The regulation aimed to tackle the “dry income” problem, referring to a situation where the employee receives a remuneration in kind (e.g. shares, stock options) that is taxable at the time of grant or vesting, but at the same time does not receive liquid assets (cash) to pay the respective tax liability. However, the regulation deemed that the amount of the taxable non-cash benefit had to be determined based on the fair market value (“FMV”) of the shares received at the time of the transfer. This could have led to a dry income tax situation in certain leaver cases as a manager (a so-called ‘bad-leaver’) typically would only receive his acquisition costs as a cash return. Thus, he was still burdened with German income taxes if the FMV of the shares at the time of the leave exceeded his acquisitions costs.
New regulations since 2024
The amended version since 2024 foresees several changes to promote management recruitment and retention of key personnel by optimizing the taxation of these individuals.
Highlighted changes to the law include the following:
- A (SME) threshold extension to a maximum of 1,000 employees and annual revenues below €100m or balance sheet sum below €86m is foreseen that will allow for a much broader applicability as the regulation remains applicable up to seven years after exceeding these thresholds. More established companies will also benefit from the tax regime through the extension of the foundation date of the companies eligible to 20 years.
- As regards any leaver cases, only the remuneration (effective net benefit) paid to the receiving employee is used as the assessment basis for taxation and not the FMV of the shares. This favours bad leavers in particular, who regularly have to transfer their shares at acquisition cost or at a considerable discount to the FMV.
- The taxation period has been increased to 15 years which now represents the latest point in time at which a taxation occurs (if no other taxable event has been triggered earlier or employer has declared assumption of the wage tax liability).
- To avoid the dry income situation, the new regulation opens the possibility to mitigate taxation until the receiving employee actually sells or transfers the shares. In leaver cases and in cases where the holding period extends 15 years, a declaration of the assumption of the liability by the employer, who can now irrevocably declare that the employer is liable for the relevant wage tax of the employee, can be issued to postpone taxation until the shares are actually sold or transferred and the employee has received income.
Further amendments in 2024 (Annual German Tax Act)

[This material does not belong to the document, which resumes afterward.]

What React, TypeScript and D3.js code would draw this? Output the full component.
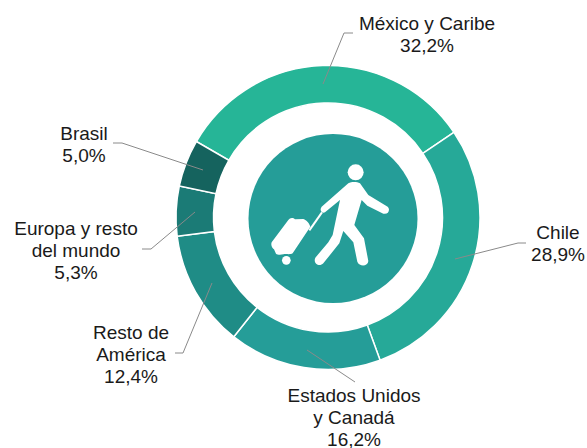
import React from "react";
import * as d3 from "d3";

const categories = ["México y Caribe", "Chile", "Estados Unidos y Canadá", "Resto de América", "Europa y resto del mundo", "Brasil"];
const values = [32.2, 28.9, 16.2, 12.4, 5.3, 5.0];
const colors = ["#26B597", "#26A998", "#259D98", "#1F8C86", "#1B7B76", "#15635E"];
const labelLines = [["México y Caribe", "32,2%"], ["Chile", "28,9%"], ["Estados Unidos", "y Canadá", "16,2%"], ["Resto de", "América", "12,4%"], ["Europa y resto", "del mundo", "5,3%"], ["Brasil", "5,0%"]];
const labelPos = [[427, 30], [558, 239], [354, 402], [131, 339], [76, 235], [84, 140]];
const leaders = [
  [[323, 84], [344, 33], [353, 33]],
  [[455, 259], [518, 243], [526, 243]],
  [[307, 350], [355, 382]],
  [[212, 283], [183, 353], [175, 353]],
  [[195, 212], [151, 249], [142, 249]],
  [[203, 170], [122, 143], [113, 143]],
];

const cx = 328, cy = 217.5, R = 152, r = 114.5;
const start = -60 * Math.PI / 180;

export default function App() {
  const pie = d3.pie<number>().sort(null).startAngle(start).endAngle(start + 2 * Math.PI);
  const arc = d3.arc<d3.PieArcDatum<number>>().innerRadius(r).outerRadius(R);
  const line = d3.line();
  return (
    <svg width={587} height={448} style={{ position: "absolute", left: 0, top: 0, background: "#fff" }}>
      <g transform={`translate(${cx},${cy})`}>
        {pie(values).map((d, i) => (
          <path key={categories[i]} d={arc(d) || ""} fill={colors[i]} stroke="#fff" strokeWidth={1.5} />
        ))}
      </g>
      <circle cx={333} cy={218.5} r={84.5} fill="#259D98" />
      <g transform="translate(260,155) scale(0.3333)">
        <g fill="#fff">
          <circle cx={287} cy={52} r={24} />
          <path d="M265 85 C275 80 290 80 300 85 L325 120 L383 155 C392 163 385 180 370 176 L322 152 L305 135 L283 210 L312 250 L325 318 C324 335 298 336 292 320 L280 262 L250 228 L238 265 L190 325 C178 338 158 325 166 308 L205 262 L218 240 L240 135 L195 172 C186 176 177 166 185 155 Z" />
          <path d="M35 262 L85 195 C90 187 100 187 105 193 L130 192 C140 195 148 205 151 215 L98 295 C90 300 80 296 70 298 C62 300 52 300 48 296 L42 283 C36 280 32 270 35 262 Z" />
        </g>
        <path d="M186 172 L148 226" stroke="#fff" strokeWidth={6} fill="none" />
        <circle cx={79} cy={316} r={17} fill="#259D98" />
        <circle cx={79} cy={316} r={13} fill="#fff" />
      </g>
      {leaders.map((pts, i) => (
        <path key={i} d={line(pts as [number, number][]) || ""} fill="none" stroke="#8a8a8a" strokeWidth={1} />
      ))}
      {labelLines.map((lines, i) => (
        <text key={i} textAnchor="middle" fontFamily="'Liberation Sans', Arial, sans-serif" fontSize={19} fill="#1a1a1a">
          {lines.map((t, j) => (
            <tspan key={j} x={labelPos[i][0]} y={labelPos[i][1] + j * 22}>{t}</tspan>
          ))}
        </text>
      ))}
    </svg>
  );
}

In addition to the amendments which already became effective in 2024 and despite the political turmoil in Germany, a new law was recently passed by the Federal Council (“Bundesrat”) on 22 November 2024 stating further simplifications: The granted shares do not have to be those from the employing company but may also be shares in affiliated group companies of the employing company. This simplification shall also apply retroactively as of the beginning of 2024.
While this addition should provide for even more flexibility for MPP structuring in multi-tier acquisition structures, such option would also be subject to the (cumulative) SME threshold and the 20-year foundation date. Nonetheless, eliminating the strict focus on granting shares in the employing company should generally be considered as a helpful widening of the scope and should offer more flexibility for structuring the reinvestment.
Deal implications
Since the introduction in 2021, the granted shares regulation has not yet become an attractive solution for Private Equity investments in Germany due to its many pitfalls.
The newly amended regulation is a more viable option to the current market approach on MPP and other employee participations. Further, the new scheme may offer more versatile structuring mechanisms for MPPs and post-deal integration for Private Equity funds. The newest amendments allow for a more diverse approach to help keep the management retention high and the tax burden low. This provides for attractive opportunities to incentivize founders, management and key personnel.
The latest amendment should further lead to more flexible reinvestments from a structural perspective, as shares could be granted in a higher- or lower- tier group company without being limited to shares in the employing company. This addition should also be helpful for Private Equity investors as the employing company typically deviates from the designated reinvestment company in most structures. At the same time, the new regulation harbors the risk that it could be less attractive for established companies or groups of companies, as these are more likely to exceed the relevant thresholds due to the consolidated approach.
With new options on the table, the German tax law offers a variety to set-up MPPs and other equity programs tailored to the specific needs of the Private Equity investor.